Stop reading here if you don't want anything more 'mathy' than this.
If you want the more "mathy" way of saying this, it is that for the group of permutations of 5 or more things, there are no normal subgroups (groups of permutations that produce the same ordering regardless of if you did that permutation first, or the combining permutation first.). When there are no normal subgroups, then the math people call this situation "simple", as in "now that is a simple group" ( when it's actually more complex, so the math people are obviously way too complex ).
If you want the "even more mathy" way of saying it, it is that $A_5$ is the smallest simple group, but that $A_1$, $A_2$, $A_3$, and $A_4$ all have nice normal subgroups you can factor out, which lets you find a nice equation to solve x in a linear, quadratic, cubic or quartic equation.
If you want a basically incomprehensible reference please enjoy visiting this Wiki entry on $A_5$.
It is important to understand that Abel and Galois solved somewhat different problems while dealing with quintic equations. Abel always dealt with the simpler case of a general polynomial of fifth degree with symbolic coefficients where Galois handled the more general case where the coefficients involved could be numeric.
I read Abel's treatment (with some simplification done by later authors) in the wonderful book Galois Theory of Algebraic Equations by Jean Pierre Tignol. The idea behind the proof is to understand the relation between roots and coefficients with some focus on how roots are more complicated entities than the coefficients. It is easy to establish the expressions for coefficients in terms of roots (elementary symmetric functions) but doing the reverse is hard. Abel's proof for the unsolvability of a general quintic has two main ingredients :
- If a root can be expressed as a radical expression in terms of coefficients (and the radicals may be nested) then the building blocks of this complicated expression (ie the innermost radicals) as well as the intermediate expressions can be expressed as rational functions of the roots using roots of unity. This is a non-trivial part of the proof but it is based on algebraic manipulation and does not deal with any permutation stuff.
- Radical expression of the coefficients (which are rational functions of the roots via first bullet point above) retain some amount of symmetry under permutation of the roots, no matter how many levels of nested radicals are involved and thus can not be used to express the roots which are totally non-symmetric. In general the process of forming radicals loses some amount of symmetry, but if the number of variables involved is $5$ or more then some amount of symmetry is always retained.

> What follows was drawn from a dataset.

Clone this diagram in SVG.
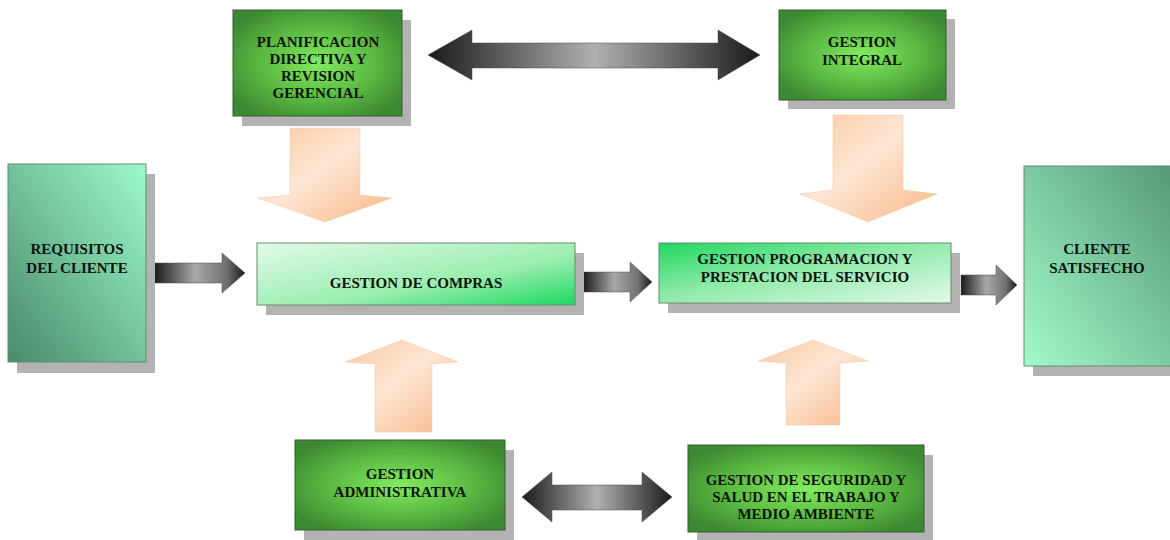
<svg xmlns="http://www.w3.org/2000/svg" width="1170" height="540" viewBox="0 0 1170 540">
<defs>
<radialGradient id="gDark" cx="0.5" cy="0.5" r="0.6">
<stop offset="0" stop-color="#82ec5e"/>
<stop offset="0.6" stop-color="#58b540"/>
<stop offset="1" stop-color="#3d8832"/>
</radialGradient>
<linearGradient id="gCompras" x1="0" y1="0" x2="1" y2="1">
<stop offset="0" stop-color="#e2fae8"/>
<stop offset="0.6" stop-color="#9aeeb0"/>
<stop offset="1" stop-color="#1ed860"/>
</linearGradient>
<linearGradient id="gProg" x1="0" y1="0" x2="1" y2="1">
<stop offset="0" stop-color="#1ed860"/>
<stop offset="0.45" stop-color="#8eeaa8"/>
<stop offset="1" stop-color="#e2fae8"/>
</linearGradient>
<linearGradient id="gReq" x1="1" y1="0" x2="0" y2="1">
<stop offset="0" stop-color="#9cfacb"/>
<stop offset="1" stop-color="#4a8a6b"/>
</linearGradient>
<linearGradient id="gCli" x1="1" y1="0" x2="0" y2="1">
<stop offset="0" stop-color="#579978"/>
<stop offset="1" stop-color="#a2facb"/>
</linearGradient>
<linearGradient id="gPeach" x1="0" y1="0" x2="1" y2="1">
<stop offset="0" stop-color="#fbc9a0"/>
<stop offset="0.45" stop-color="#fde6d4"/>
<stop offset="1" stop-color="#f8b686"/>
</linearGradient>
<linearGradient id="gGray" x1="0" y1="0" x2="1" y2="0">
<stop offset="0" stop-color="#1a1a1a"/>
<stop offset="0.5" stop-color="#b0b0b0"/>
<stop offset="1" stop-color="#1a1a1a"/>
</linearGradient>
<linearGradient id="gGray1" x1="0" y1="0" x2="1" y2="0">
<stop offset="0" stop-color="#1a1a1a"/>
<stop offset="0.45" stop-color="#a8a8a8"/>
<stop offset="0.8" stop-color="#707070"/>
<stop offset="1" stop-color="#1a1a1a"/>
</linearGradient>
</defs>
<style>
.sh{fill:#b3b3b3}
.dk{fill:url(#gDark);stroke:#355f30;stroke-width:1}
.lt{stroke:#6a8a70;stroke-width:1}
.t{font-family:"Liberation Serif","Times New Roman",serif;font-weight:bold;font-size:15px;fill:#0c140c;text-anchor:middle}
.pe{fill:url(#gPeach);stroke:#f5c6a2;stroke-width:0.5}
.ga{stroke:#4a4a4a;stroke-width:0.5}
</style>
<rect width="1170" height="540" fill="#fff"/>

<g id="connectors">
<path class="ga" fill="url(#gGray)" d="M428,55 L472,30 L472,43 L718,43 L718,30 L760,55 L718,80 L718,68 L472,68 L472,80 Z"/>
<path class="ga" fill="url(#gGray)" d="M522,497 L552,472 L552,485 L642,485 L642,472 L672,497 L642,522 L642,510 L552,510 L552,522 Z"/>
<path class="ga" fill="url(#gGray1)" d="M154,263 L222,263 L222,253 L245,273 L222,293 L222,283 L154,283 Z"/>
<path class="ga" fill="url(#gGray1)" d="M583,272 L630,272 L630,262 L652,282 L630,302 L630,292 L583,292 Z"/>
<path class="ga" fill="url(#gGray1)" d="M961,275 L996,275 L996,265 L1017,285 L996,305 L996,295 L961,295 Z"/>
<path class="pe" d="M290,128 L360,128 L360,195 L392,198 L325,222 L258,198 L290,195 Z"/>
<path class="pe" d="M833,115 L903,115 L903,190 L937,194 L868,222 L800,194 L833,190 Z"/>
<path class="pe" d="M375,432 L432,432 L432,364 L458,362 L402,340 L345,362 L375,364 Z"/>
<path class="pe" d="M786,425 L840,425 L840,363 L868,361 L813,340 L758,361 L786,363 Z"/>
</g>

<g id="planificacion">
<rect class="sh" x="242" y="20" width="169" height="106"/>
<rect class="dk" x="233" y="10" width="169" height="106"/>
<text class="t" x="318" y="47">PLANIFICACION</text>
<text class="t" x="318" y="64">DIRECTIVA Y</text>
<text class="t" x="318" y="81">REVISION</text>
<text class="t" x="318" y="98">GERENCIAL</text>
</g>

<g id="integral">
<rect class="sh" x="788" y="19" width="167" height="90"/>
<rect class="dk" x="779" y="10" width="167" height="90"/>
<text class="t" x="862" y="47">GESTION</text>
<text class="t" x="862" y="65">INTEGRAL</text>
</g>

<g id="requisitos">
<rect class="sh" x="17" y="174" width="138" height="199"/>
<rect class="lt" fill="url(#gReq)" x="8" y="164" width="138" height="198"/>
<text class="t" x="77" y="254">REQUISITOS</text>
<text class="t" x="77" y="273">DEL CLIENTE</text>
</g>

<g id="compras">
<rect class="sh" x="266" y="253" width="318" height="62"/>
<rect class="lt" fill="url(#gCompras)" x="257" y="243" width="318" height="62"/>
<text class="t" x="416" y="288">GESTION DE COMPRAS</text>
</g>

<g id="programacion">
<rect class="sh" x="668" y="253" width="292" height="60"/>
<rect class="lt" fill="url(#gProg)" x="659" y="243" width="292" height="60"/>
<text class="t" x="805" y="264">GESTION PROGRAMACION Y</text>
<text class="t" x="805" y="282">PRESTACION DEL SERVICIO</text>
</g>

<g id="cliente">
<rect class="sh" x="1033" y="176" width="140" height="200"/>
<rect class="lt" fill="url(#gCli)" x="1024" y="166" width="148" height="200"/>
<text class="t" x="1097" y="254">CLIENTE</text>
<text class="t" x="1097" y="273">SATISFECHO</text>
</g>

<g id="administrativa">
<rect class="sh" x="304" y="450" width="210" height="90"/>
<rect class="dk" x="295" y="440" width="210" height="90"/>
<text class="t" x="400" y="479">GESTION</text>
<text class="t" x="400" y="497">ADMINISTRATIVA</text>
</g>

<g id="seguridad">
<rect class="sh" x="697" y="455" width="236" height="87"/>
<rect class="dk" x="688" y="445" width="236" height="87"/>
<text class="t" x="806" y="485">GESTION DE SEGURIDAD Y</text>
<text class="t" x="806" y="502">SALUD EN EL TRABAJO Y</text>
<text class="t" x="806" y="519">MEDIO AMBIENTE</text>
</g>
</svg>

To elaborate the second point the expression $(a-b) ^{2}$ is symmetric in $a, b$ but taking a square root gives $a-b$ or $b-a$ and both of these are not symmetric in $a, b$. So taking square roots or $n$'th roots does break symmetry. But if we have a rational symmetric function say $f(a, b, c, d, e) $ of five variables and if the $n$'th root $\sqrt[n] {f(a, b, c, d, e)} $ can also be expressed as some rational function $g(a, b, c, d, e) $ then $g$ is not entirely non-symmetric ie there are some permutations of the variables which leave this expression unchanged. And this happens no matter how complicated radical expressions we generate via nesting. This fact can be demonstrated without much effort and is significantly simpler to understand compared to studying Galois theory. I have presented the details with proofs in my blog posts.